* GIVEN REQUEST
Stop after the line with "import numpy as np": repeat exactly every line before it, beginning with the first, and that line itself.

* EXCERPTED RECORDS
=-=-=
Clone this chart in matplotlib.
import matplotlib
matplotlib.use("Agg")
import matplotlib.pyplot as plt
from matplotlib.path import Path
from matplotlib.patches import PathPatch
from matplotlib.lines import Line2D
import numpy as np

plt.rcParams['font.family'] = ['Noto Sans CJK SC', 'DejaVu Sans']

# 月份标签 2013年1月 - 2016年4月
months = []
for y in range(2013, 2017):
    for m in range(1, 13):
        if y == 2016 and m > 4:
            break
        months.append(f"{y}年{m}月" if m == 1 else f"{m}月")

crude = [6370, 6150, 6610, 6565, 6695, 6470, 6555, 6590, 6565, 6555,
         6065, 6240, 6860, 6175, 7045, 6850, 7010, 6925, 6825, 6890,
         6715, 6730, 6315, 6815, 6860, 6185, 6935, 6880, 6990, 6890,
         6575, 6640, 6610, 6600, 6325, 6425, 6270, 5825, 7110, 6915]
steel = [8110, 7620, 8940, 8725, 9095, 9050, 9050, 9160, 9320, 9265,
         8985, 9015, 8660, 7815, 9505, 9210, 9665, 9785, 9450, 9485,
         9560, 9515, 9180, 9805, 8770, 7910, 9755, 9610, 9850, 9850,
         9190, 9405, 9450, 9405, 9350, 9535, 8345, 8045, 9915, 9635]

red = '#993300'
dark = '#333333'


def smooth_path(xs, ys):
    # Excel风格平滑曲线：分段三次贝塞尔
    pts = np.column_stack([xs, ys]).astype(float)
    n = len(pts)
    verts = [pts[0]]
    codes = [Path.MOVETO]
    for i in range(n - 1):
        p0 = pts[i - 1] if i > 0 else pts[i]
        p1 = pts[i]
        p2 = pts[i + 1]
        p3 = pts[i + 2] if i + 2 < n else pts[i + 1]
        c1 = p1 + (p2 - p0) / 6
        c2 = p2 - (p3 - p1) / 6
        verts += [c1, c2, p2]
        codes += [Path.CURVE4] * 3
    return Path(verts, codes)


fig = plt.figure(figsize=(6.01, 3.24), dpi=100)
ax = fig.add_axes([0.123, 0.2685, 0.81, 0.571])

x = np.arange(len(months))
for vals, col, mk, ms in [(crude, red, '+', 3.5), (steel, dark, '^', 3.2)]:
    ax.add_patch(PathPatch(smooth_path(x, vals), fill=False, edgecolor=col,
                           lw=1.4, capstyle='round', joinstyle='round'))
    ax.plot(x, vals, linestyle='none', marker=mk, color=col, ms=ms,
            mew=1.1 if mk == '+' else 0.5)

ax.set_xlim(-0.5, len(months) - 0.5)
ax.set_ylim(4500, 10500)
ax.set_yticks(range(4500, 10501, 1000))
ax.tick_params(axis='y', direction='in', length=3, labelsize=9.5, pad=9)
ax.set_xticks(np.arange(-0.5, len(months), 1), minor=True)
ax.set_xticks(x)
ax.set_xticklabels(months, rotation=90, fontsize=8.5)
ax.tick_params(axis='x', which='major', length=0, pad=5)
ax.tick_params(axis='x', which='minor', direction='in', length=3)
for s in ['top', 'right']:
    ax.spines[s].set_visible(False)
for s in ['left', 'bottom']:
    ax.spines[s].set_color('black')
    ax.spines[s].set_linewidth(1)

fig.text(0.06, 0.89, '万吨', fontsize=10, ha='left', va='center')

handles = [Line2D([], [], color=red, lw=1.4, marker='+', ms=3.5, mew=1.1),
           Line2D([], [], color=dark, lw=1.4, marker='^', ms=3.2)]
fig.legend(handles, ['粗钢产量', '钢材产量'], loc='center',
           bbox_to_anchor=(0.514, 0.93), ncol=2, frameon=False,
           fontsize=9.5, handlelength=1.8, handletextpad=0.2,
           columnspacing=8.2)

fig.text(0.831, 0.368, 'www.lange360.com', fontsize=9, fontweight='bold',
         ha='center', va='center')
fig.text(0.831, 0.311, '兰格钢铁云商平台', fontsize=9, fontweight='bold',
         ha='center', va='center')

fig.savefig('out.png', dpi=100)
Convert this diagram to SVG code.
=-=-=
* WORKED ANSWER
Clone this chart in matplotlib.
import matplotlib
matplotlib.use("Agg")
import matplotlib.pyplot as plt
from matplotlib.path import Path
from matplotlib.patches import PathPatch
from matplotlib.lines import Line2D
import numpy as np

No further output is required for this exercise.